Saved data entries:
+===+

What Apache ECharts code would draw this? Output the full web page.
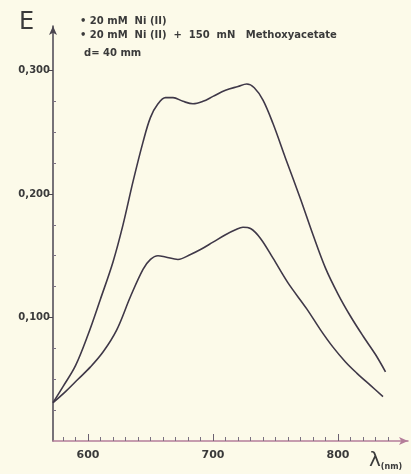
<!DOCTYPE html>
<html>
<head>
<meta charset="utf-8">
<script src="https://cdn.jsdelivr.net/npm/echarts@6/dist/echarts.min.js"></script>
<style>
  html, body { margin: 0; padding: 0; background: #fcfae9; }
  #chart { width: 411px; height: 474px; }
</style>
</head>
<body>
<div id="chart"></div>
<script>
    // wavelength (nm) / extinction
    var waveNi = [572, 580, 590, 600, 610, 620, 628, 636, 644, 650, 656, 662, 668, 676, 684, 692, 700, 710, 720, 727, 733, 740, 748, 758, 770, 780, 790, 800, 810, 820, 830, 838];
    var extNi = [0.031, 0.044, 0.061, 0.086, 0.115, 0.145, 0.175, 0.210, 0.242, 0.262, 0.273, 0.278, 0.278, 0.275, 0.273, 0.275, 0.279, 0.284, 0.287, 0.289, 0.286, 0.276, 0.257, 0.229, 0.196, 0.167, 0.140, 0.119, 0.101, 0.085, 0.070, 0.056];

    var waveMix = [572, 582, 592, 602, 612, 623, 634, 644, 650, 656, 662, 672, 682, 690, 700, 710, 718, 724, 730, 738, 748, 760, 775, 786, 796, 806, 815, 826, 836];
    var extMix = [0.031, 0.040, 0.050, 0.060, 0.072, 0.090, 0.117, 0.139, 0.147, 0.150, 0.149, 0.147, 0.151, 0.155, 0.161, 0.167, 0.171, 0.173, 0.172, 0.164, 0.148, 0.128, 0.107, 0.090, 0.076, 0.064, 0.055, 0.045, 0.036];

    var xLabels = [600, 700, 800];
    var xMinor = [580, 590, 610, 620, 630, 640, 650, 660, 670, 680, 690, 710, 720, 730, 740, 750, 760, 770, 780, 790, 810, 820, 830, 840];
    var yLabels = [0.1, 0.2, 0.3];
    var yMinor = [0.025, 0.05, 0.075, 0.125, 0.15, 0.175, 0.225, 0.25, 0.275];

    var ink = '#3f3848';
    var font = 'DejaVu Sans';

    function pairs(xs, ys) {
        var out = [];
        for (var i = 0; i < xs.length; i++) {
            out.push([xs[i], ys[i]]);
        }
        return out;
    }

    var chart = echarts.init(document.getElementById('chart'));

    var lineStyle = { color: ink, width: 1.6 };

    chart.setOption({
        backgroundColor: '#fcfae9',
        animation: false,
        grid: { left: 53, top: 26, width: 355, height: 415 },
        xAxis: [{
            type: 'value', min: 572, max: 856,
            axisLine: { lineStyle: { color: '#b47d9a', width: 1.5 }, symbol: ['none', 'arrow'], symbolSize: [6, 9] },
            axisTick: { show: true, inside: true, length: 7, customValues: xLabels, lineStyle: { color: '#6a6070' } },
            axisLabel: { customValues: xLabels, color: '#3a3a3a', fontFamily: font, fontWeight: 'bold', fontSize: 11, margin: 9 },
            splitLine: { show: false }
        }, {
            type: 'value', min: 572, max: 856, position: 'bottom',
            axisLine: { show: false },
            axisTick: { show: true, inside: true, length: 4, customValues: xMinor, lineStyle: { color: '#7a7080' } },
            axisLabel: { show: false },
            splitLine: { show: false }
        }],
        yAxis: [{
            type: 'value', min: 0, max: 0.336,
            axisLine: { lineStyle: { color: '#4a4550', width: 1.5 }, symbol: ['none', 'arrow'], symbolSize: [6, 9] },
            axisTick: { show: true, length: 4, customValues: yLabels, lineStyle: { color: '#4a4550' } },
            axisLabel: {
                customValues: yLabels, color: '#3a3a3a', fontFamily: font, fontWeight: 'bold', fontSize: 10, margin: 3,
                formatter: function (v) { return v.toFixed(3).replace('.', ','); }
            },
            splitLine: { show: false }
        }, {
            type: 'value', min: 0, max: 0.336, position: 'left',
            axisLine: { show: false },
            axisTick: { show: true, inside: true, length: 3, customValues: yMinor, lineStyle: { color: '#7a7080' } },
            axisLabel: { show: false },
            splitLine: { show: false }
        }],
        series: [{
            name: '20 mM Ni (II)',
            type: 'line', smooth: 0.35, symbol: 'none',
            lineStyle: lineStyle,
            data: pairs(waveNi, extNi)
        }, {
            name: '20 mM Ni (II) + 150 mN Methoxyacetate',
            type: 'line', smooth: 0.35, symbol: 'none',
            lineStyle: lineStyle,
            data: pairs(waveMix, extMix)
        }],
        graphic: [
            { type: 'text', left: 19, top: 11, style: { text: 'E', font: '24px ' + font, fill: '#3a3a3a' } },
            { type: 'text', left: 80, top: 16, style: { text: '• 20 mM  Ni (II)', font: 'bold 10px ' + font, fill: '#3a3a3a' } },
            { type: 'text', left: 80, top: 30, style: { text: '• 20 mM  Ni (II)  +  150  mN   Methoxyacetate', font: 'bold 10px ' + font, fill: '#3a3a3a' } },
            { type: 'text', left: 84, top: 48, style: { text: 'd= 40 mm', font: 'bold 10px ' + font, fill: '#3a3a3a' } },
            {
                type: 'text', left: 369, top: 451,
                style: {
                    text: '{a|λ}{b|(nm)}',
                    rich: {
                        a: { font: '20px ' + font, fill: '#3a3a3a' },
                        b: { font: 'bold 8px ' + font, fill: '#3a3a3a', verticalAlign: 'bottom' }
                    }
                }
            }
        ]
    });
</script>
</body>
</html>
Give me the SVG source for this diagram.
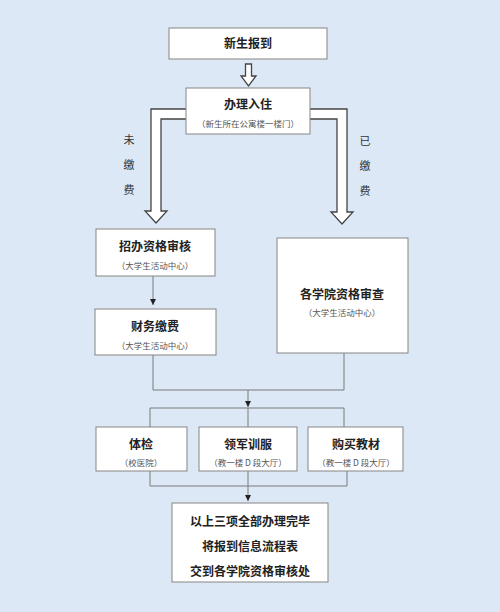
<svg xmlns="http://www.w3.org/2000/svg" width="500" height="612" viewBox="0 0 500 612">
<defs>
<style>
.bg{fill:#dce8f5}
.box{fill:#fff;stroke:#858585;stroke-width:1}
.t{font-family:"Noto Sans CJK SC","Noto Sans",sans-serif;font-size:12px;font-weight:bold;fill:#222;text-anchor:middle}
.s{font-family:"Noto Sans CJK SC","Noto Sans",sans-serif;font-size:8.5px;fill:#555;text-anchor:middle}
.l{font-family:"Noto Sans CJK SC","Noto Sans",sans-serif;font-size:11px;fill:#333;text-anchor:middle}
.hollow{fill:#fff;stroke:#444;stroke-width:1.3;stroke-linejoin:miter}
.ln{fill:none;stroke:#7a7a7a;stroke-width:1}
</style>
<marker id="ah" viewBox="0 0 8 8" refX="8" refY="4" markerWidth="6" markerHeight="6" markerUnits="userSpaceOnUse" orient="auto">
<path d="M0,0 L8,4 L0,8 Z" fill="#222"/>
</marker>
</defs>
<rect class="bg" x="0" y="0" width="500" height="612"/>
<g id="connectors">
<path class="hollow" d="M245.5,64 L251.5,64 L251.5,76 L256,76 L248.5,86 L241,76 L245.5,76 Z"/>
<path class="hollow" d="M186,109 L151,109 L151,211 L145,211 L156,223 L167,211 L161,211 L161,119 L186,119"/>
<path class="hollow" d="M310,109 L347,109 L347,212 L353,212 L342,224 L331,212 L337,212 L337,119 L310,119"/>
<path class="ln" d="M153,276 L153,305" marker-end="url(#ah)"/>
<path class="ln" d="M153,355 L153,390 L344,390 L344,353"/>
<path class="ln" d="M248,390 L248,407" marker-end="url(#ah)"/>
<path class="ln" d="M150,427 L150,408 L344,408 L344,427"/>
<path class="ln" d="M248,408 L248,427"/>
<path class="ln" d="M150,471 L150,486 L347,486 L347,471"/>
<path class="ln" d="M248,471 L248,501" marker-end="url(#ah)"/>
</g>
<g id="labels">
<text class="l" x="129" y="144">未</text>
<text class="l" x="129" y="169">缴</text>
<text class="l" x="129" y="194">费</text>
<text class="l" x="365" y="145">已</text>
<text class="l" x="365" y="170">缴</text>
<text class="l" x="365" y="195">费</text>
</g>
<g id="n-report">
<rect class="box" x="169" y="28" width="158" height="31"/>
<text class="t" x="248" y="48">新生报到</text>
</g>
<g id="n-checkin">
<rect class="box" x="186" y="88" width="124" height="46"/>
<text class="t" x="248" y="109">办理入住</text>
<text class="s" x="248" y="127">（新生所在公寓楼一楼门）</text>
</g>
<g id="n-zhaoban">
<rect class="box" x="96" y="229" width="119" height="47"/>
<text class="t" x="155" y="251">招办资格审核</text>
<text class="s" x="155" y="269">（大学生活动中心）</text>
</g>
<g id="n-college">
<rect class="box" x="277" y="238" width="131" height="115"/>
<text class="t" x="342" y="299">各学院资格审查</text>
<text class="s" x="342" y="316">（大学生活动中心）</text>
</g>
<g id="n-finance">
<rect class="box" x="95" y="309" width="121" height="46"/>
<text class="t" x="155" y="331">财务缴费</text>
<text class="s" x="155" y="349">（大学生活动中心）</text>
</g>
<g id="n-physical">
<rect class="box" x="96" y="427" width="91" height="44"/>
<text class="t" x="141" y="449">体检</text>
<text class="s" x="141" y="466">（校医院）</text>
</g>
<g id="n-uniform">
<rect class="box" x="199" y="427" width="98" height="44"/>
<text class="t" x="248" y="449">领军训服</text>
<text class="s" x="248" y="466">（教一楼 D 段大厅）</text>
</g>
<g id="n-books">
<rect class="box" x="308" y="427" width="95" height="44"/>
<text class="t" x="356" y="449">购买教材</text>
<text class="s" x="356" y="466">（教一楼 D 段大厅）</text>
</g>
<g id="n-final">
<rect class="box" x="172" y="503" width="156" height="79"/>
<text class="t" x="250" y="526">以上三项全部办理完毕</text>
<text class="t" x="250" y="551">将报到信息流程表</text>
<text class="t" x="250" y="576">交到各学院资格审核处</text>
</g>
</svg>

+===+

▶ _EXERCISE DESCRIPTION_
Pictures stay out. Repeat only the lines from the beginning of the data through the line that has "0.085, 0.070, 0.056];".

▶ _RESULT FOR THIS TASK_
What Apache ECharts code would draw this? Output the full web page.
<!DOCTYPE html>
<html>
<head>
<meta charset="utf-8">
<script src="https://cdn.jsdelivr.net/npm/echarts@6/dist/echarts.min.js"></script>
<style>
  html, body { margin: 0; padding: 0; background: #fcfae9; }
  #chart { width: 411px; height: 474px; }
</style>
</head>
<body>
<div id="chart"></div>
<script>
    // wavelength (nm) / extinction
    var waveNi = [572, 580, 590, 600, 610, 620, 628, 636, 644, 650, 656, 662, 668, 676, 684, 692, 700, 710, 720, 727, 733, 740, 748, 758, 770, 780, 790, 800, 810, 820, 830, 838];
    var extNi = [0.031, 0.044, 0.061, 0.086, 0.115, 0.145, 0.175, 0.210, 0.242, 0.262, 0.273, 0.278, 0.278, 0.275, 0.273, 0.275, 0.279, 0.284, 0.287, 0.289, 0.286, 0.276, 0.257, 0.229, 0.196, 0.167, 0.140, 0.119, 0.101, 0.085, 0.070, 0.056];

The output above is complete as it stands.